WHAT IS ASKED
Read the records below and copy each line that contains "React".

RECORDS FOR THIS EXERCISE
※ ※ ※
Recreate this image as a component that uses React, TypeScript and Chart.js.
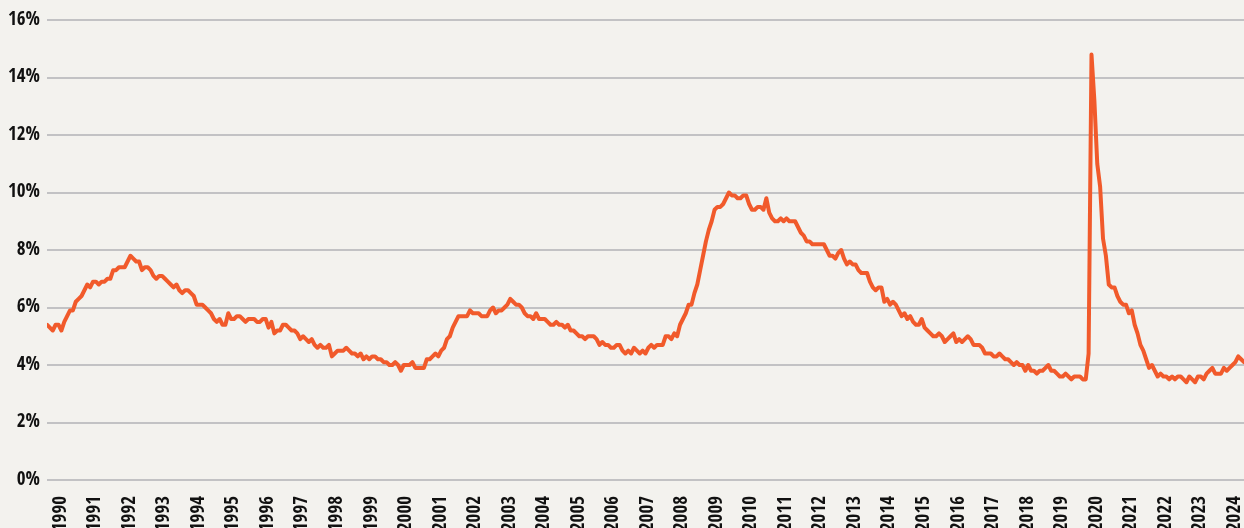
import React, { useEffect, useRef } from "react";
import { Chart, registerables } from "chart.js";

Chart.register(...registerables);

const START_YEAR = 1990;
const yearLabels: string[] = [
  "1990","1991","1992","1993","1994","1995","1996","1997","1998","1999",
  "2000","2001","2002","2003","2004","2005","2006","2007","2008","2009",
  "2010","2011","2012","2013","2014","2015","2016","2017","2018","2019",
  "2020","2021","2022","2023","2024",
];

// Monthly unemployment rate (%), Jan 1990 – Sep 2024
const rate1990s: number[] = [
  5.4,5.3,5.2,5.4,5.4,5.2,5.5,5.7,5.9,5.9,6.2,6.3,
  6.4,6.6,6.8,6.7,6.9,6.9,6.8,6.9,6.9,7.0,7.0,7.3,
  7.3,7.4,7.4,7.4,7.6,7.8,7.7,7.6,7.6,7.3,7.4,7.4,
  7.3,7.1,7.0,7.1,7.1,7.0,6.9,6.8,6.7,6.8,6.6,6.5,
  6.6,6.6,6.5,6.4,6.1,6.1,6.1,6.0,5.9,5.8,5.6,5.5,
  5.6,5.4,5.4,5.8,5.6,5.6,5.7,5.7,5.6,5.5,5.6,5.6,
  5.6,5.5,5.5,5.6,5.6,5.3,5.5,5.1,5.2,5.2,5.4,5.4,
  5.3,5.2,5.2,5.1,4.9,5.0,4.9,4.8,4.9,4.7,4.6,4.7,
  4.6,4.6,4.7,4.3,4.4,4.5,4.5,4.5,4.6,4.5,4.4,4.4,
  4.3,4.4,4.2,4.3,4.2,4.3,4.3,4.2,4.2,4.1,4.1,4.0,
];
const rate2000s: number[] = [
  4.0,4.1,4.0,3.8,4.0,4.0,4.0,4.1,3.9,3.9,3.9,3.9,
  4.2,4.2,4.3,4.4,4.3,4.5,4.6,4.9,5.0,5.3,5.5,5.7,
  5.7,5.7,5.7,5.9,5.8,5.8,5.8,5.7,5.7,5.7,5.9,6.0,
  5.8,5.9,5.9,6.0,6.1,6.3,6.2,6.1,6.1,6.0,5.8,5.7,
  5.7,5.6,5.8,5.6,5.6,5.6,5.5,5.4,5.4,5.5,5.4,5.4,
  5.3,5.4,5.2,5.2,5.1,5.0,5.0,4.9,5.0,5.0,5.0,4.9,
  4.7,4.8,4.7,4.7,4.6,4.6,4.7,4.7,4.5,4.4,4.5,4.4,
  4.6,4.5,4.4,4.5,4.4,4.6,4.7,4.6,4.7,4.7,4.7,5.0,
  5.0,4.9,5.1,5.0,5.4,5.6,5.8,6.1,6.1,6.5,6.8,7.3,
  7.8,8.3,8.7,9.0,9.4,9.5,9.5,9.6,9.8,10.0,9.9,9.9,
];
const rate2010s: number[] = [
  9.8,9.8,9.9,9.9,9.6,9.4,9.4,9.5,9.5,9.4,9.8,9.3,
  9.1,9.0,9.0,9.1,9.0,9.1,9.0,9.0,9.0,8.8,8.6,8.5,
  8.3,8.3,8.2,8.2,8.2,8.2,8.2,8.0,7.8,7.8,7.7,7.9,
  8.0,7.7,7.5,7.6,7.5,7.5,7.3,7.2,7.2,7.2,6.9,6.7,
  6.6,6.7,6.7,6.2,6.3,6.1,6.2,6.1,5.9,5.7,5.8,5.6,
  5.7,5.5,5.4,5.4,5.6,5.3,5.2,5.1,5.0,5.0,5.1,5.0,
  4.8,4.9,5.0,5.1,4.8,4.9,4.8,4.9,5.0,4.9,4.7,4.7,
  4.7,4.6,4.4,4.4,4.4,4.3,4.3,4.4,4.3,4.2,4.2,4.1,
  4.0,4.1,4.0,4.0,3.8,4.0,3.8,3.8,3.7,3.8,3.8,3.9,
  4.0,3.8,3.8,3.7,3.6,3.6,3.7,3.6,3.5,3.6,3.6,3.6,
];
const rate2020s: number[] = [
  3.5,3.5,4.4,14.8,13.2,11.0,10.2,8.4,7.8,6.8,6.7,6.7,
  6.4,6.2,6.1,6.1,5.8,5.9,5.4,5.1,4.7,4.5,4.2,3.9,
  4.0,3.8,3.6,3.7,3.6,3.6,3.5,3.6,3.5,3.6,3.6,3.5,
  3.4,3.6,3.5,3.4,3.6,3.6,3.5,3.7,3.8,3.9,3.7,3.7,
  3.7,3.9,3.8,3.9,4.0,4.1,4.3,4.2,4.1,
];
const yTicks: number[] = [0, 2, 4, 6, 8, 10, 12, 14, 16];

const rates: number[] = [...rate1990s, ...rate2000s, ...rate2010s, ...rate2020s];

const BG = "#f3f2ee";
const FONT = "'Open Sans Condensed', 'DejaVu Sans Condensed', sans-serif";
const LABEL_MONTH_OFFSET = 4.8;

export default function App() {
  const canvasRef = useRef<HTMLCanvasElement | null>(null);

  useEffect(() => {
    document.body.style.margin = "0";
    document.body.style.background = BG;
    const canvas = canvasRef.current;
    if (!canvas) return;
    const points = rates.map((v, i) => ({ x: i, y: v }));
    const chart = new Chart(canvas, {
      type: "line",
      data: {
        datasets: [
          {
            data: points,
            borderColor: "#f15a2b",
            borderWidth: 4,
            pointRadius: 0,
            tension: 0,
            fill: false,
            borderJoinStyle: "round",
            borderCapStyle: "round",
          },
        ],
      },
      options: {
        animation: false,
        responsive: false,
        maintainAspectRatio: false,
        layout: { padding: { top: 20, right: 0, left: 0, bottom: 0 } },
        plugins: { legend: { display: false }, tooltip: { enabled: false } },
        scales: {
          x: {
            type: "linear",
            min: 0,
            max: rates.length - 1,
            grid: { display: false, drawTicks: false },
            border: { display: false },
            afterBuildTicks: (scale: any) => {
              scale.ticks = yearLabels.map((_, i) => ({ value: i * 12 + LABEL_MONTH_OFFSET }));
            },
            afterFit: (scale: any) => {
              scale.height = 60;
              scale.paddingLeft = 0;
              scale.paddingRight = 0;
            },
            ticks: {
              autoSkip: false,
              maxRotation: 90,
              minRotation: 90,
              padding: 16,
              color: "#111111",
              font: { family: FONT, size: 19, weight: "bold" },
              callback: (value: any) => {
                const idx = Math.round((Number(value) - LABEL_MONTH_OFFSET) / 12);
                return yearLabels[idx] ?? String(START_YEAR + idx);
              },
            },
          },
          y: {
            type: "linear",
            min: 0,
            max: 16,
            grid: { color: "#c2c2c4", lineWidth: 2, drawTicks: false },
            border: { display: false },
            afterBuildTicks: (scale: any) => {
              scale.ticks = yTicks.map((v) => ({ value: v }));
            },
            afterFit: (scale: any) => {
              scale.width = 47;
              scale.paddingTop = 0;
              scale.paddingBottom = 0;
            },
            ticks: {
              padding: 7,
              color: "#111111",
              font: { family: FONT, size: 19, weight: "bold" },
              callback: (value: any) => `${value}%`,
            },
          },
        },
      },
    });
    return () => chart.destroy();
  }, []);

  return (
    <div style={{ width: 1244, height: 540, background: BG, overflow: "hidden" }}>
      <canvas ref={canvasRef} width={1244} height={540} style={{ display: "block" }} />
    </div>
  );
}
※ ※ ※
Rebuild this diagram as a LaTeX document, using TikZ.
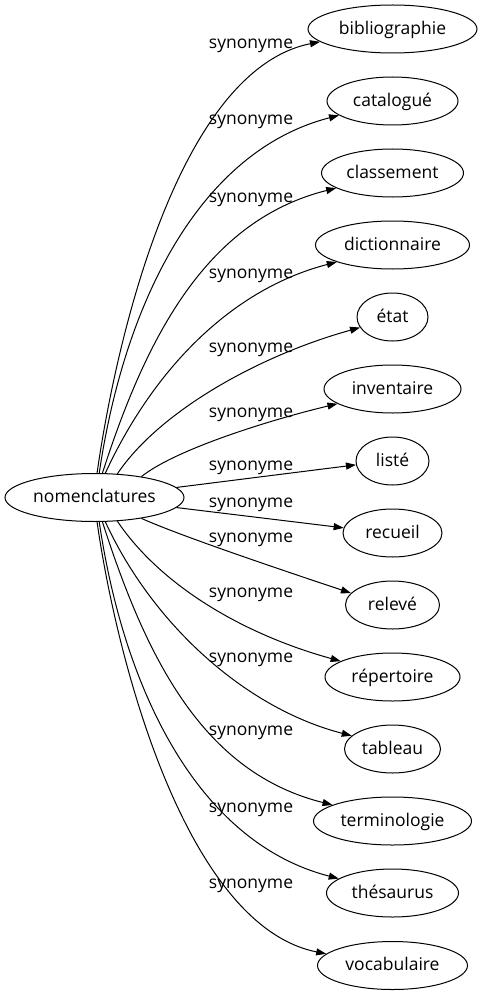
※ ※ ※
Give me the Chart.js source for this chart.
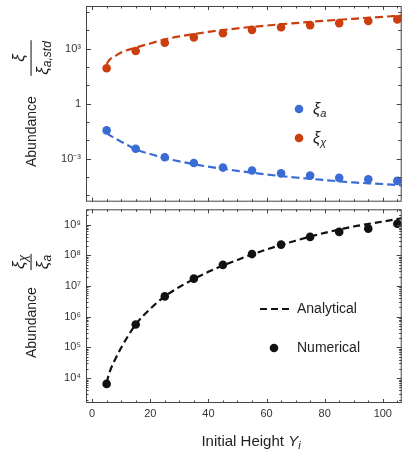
※ ※ ※
WRITTEN RESPONSE
Recreate this image as a component that uses React, TypeScript and Chart.js.
import React, { useEffect, useRef } from "react";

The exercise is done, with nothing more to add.